A charity gift card allows a gift giver to make a charitable donation that the gift recipient may direct to the charity of their choice. Although a charity gift card has many similarities to a store gift card, a charity gift card functions quite differently. A charity gift card is an indicator of control over a small donor advised fund. The purchaser of the charity gift card creates the donor advised fund with the charity gift card purchase money. When the charity gift card recipient “spends” the gift card, the recipient is in actuality advising the holder of the associated donor advised fund (typically the charity that issued the charity gift card) to send the money to the charity that the charity gift card recipient selects.

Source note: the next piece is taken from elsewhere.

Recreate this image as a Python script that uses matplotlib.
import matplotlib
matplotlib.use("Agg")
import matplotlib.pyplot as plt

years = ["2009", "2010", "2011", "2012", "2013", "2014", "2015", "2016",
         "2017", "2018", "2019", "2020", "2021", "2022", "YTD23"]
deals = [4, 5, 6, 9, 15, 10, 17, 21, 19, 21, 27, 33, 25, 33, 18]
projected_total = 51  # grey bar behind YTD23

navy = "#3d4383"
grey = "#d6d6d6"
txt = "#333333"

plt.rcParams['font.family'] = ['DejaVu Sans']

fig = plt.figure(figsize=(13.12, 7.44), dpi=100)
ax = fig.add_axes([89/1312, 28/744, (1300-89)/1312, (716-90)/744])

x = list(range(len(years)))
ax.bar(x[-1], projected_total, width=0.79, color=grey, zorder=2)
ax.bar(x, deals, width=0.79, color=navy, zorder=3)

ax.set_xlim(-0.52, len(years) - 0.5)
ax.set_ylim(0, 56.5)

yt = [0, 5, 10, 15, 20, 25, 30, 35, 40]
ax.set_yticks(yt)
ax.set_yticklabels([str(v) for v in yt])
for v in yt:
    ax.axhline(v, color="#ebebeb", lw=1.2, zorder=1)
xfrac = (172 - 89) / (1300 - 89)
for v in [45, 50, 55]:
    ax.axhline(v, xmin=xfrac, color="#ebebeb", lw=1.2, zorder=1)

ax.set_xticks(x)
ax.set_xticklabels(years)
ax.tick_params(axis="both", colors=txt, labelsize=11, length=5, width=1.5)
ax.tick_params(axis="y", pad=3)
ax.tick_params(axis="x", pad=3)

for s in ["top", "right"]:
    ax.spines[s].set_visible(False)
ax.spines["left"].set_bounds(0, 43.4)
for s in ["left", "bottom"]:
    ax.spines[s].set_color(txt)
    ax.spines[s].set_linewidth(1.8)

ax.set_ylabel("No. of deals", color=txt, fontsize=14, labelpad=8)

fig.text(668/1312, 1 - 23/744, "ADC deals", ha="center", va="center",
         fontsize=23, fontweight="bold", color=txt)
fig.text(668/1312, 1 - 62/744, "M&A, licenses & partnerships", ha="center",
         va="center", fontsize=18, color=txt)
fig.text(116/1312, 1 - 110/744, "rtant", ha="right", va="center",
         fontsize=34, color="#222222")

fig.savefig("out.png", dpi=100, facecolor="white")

== Types of charity gift cards ==

Charity gift cards are offered almost exclusively from websites. Some charity gift card issuers offer a large variety of card designs, while others offer a more limited number of proprietary designs. Some offer customization as well. Most issuers allow charity gift cards to be sent by email, printed on a printer or shipped in the mail as a plastic card. The plastic charity gift card is frequently enclosed in a greeting card or on a carrier. Some charity gift cards have an expiration date, while some never expire. Issuers charge a fee for the card itself, and for processing and activation. They also keep a portion of the donated amount, to cover administrative costs. Card fees and administrative fees vary greatly from issuer to issuer, as does the simplicity of their calculation formula. The number of charities offered to the gift card redeemer also varies, from 250 to 1.8 million.

== History ==

The function of a charity gift card existed before the term “charity gift card” came into use. In the UK the concept of a “Charity Gift Token” which could be given to any charity was proposed by David Black in 1989. The UK Charities Aid Foundation set up a “Charity Gift Voucher” service in 1992. Other later products were called “charity gift certificate,” “plastic gift card,” charity gift ecard” or “charity gift”. In late 2007 the term “charity gift card” came into common use on the web and in news media. In 2009 the term “charity gift card” was first used in a published book, and first recognized as a “gift card category".

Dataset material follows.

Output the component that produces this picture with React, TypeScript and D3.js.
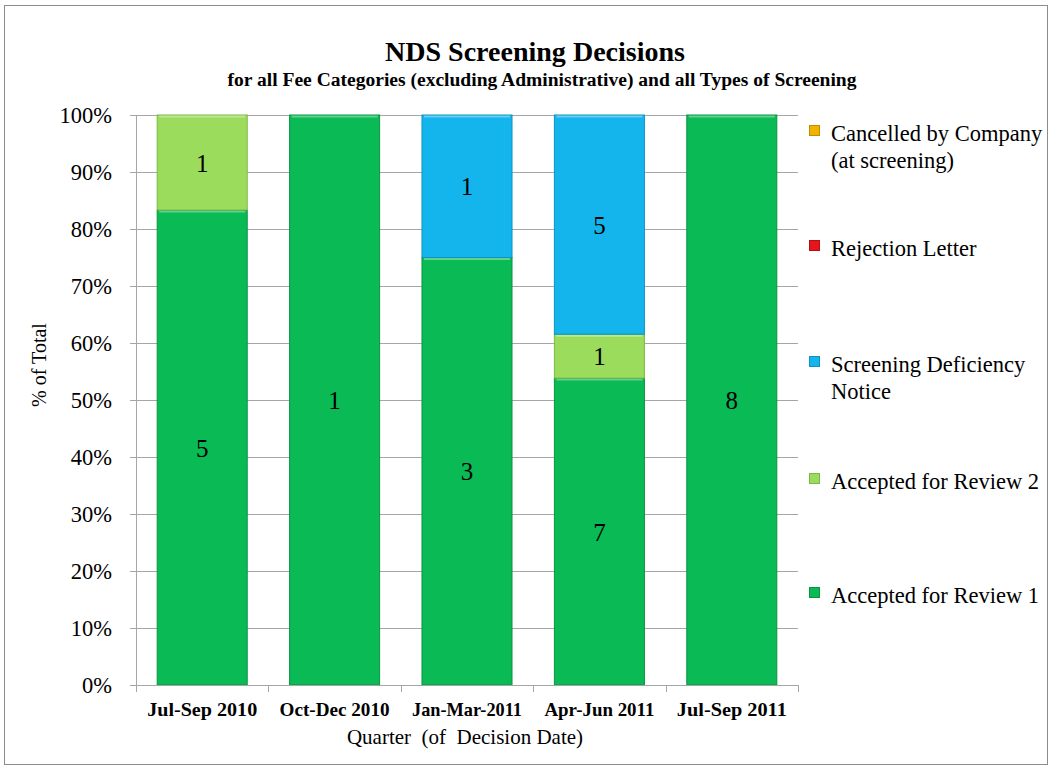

The concept of a charity gift card was patented for a number of years. In 2000 Randi Shade filed to patent “A system and method for charitable giving.” The patent covered the essential concept of a charity gift card and was issued by the USPTO on February 11, 2003. The patent holder operated a website at www.charitygift.com, offering all the functionality of a charity gift card in products called “charitygift” and “gold box”. In 2007 the USPTO rejected all 16 claims in the previously issued patent in a Reexamination requested by the patent holder. Charity gift cards have different names in countries other than the United States.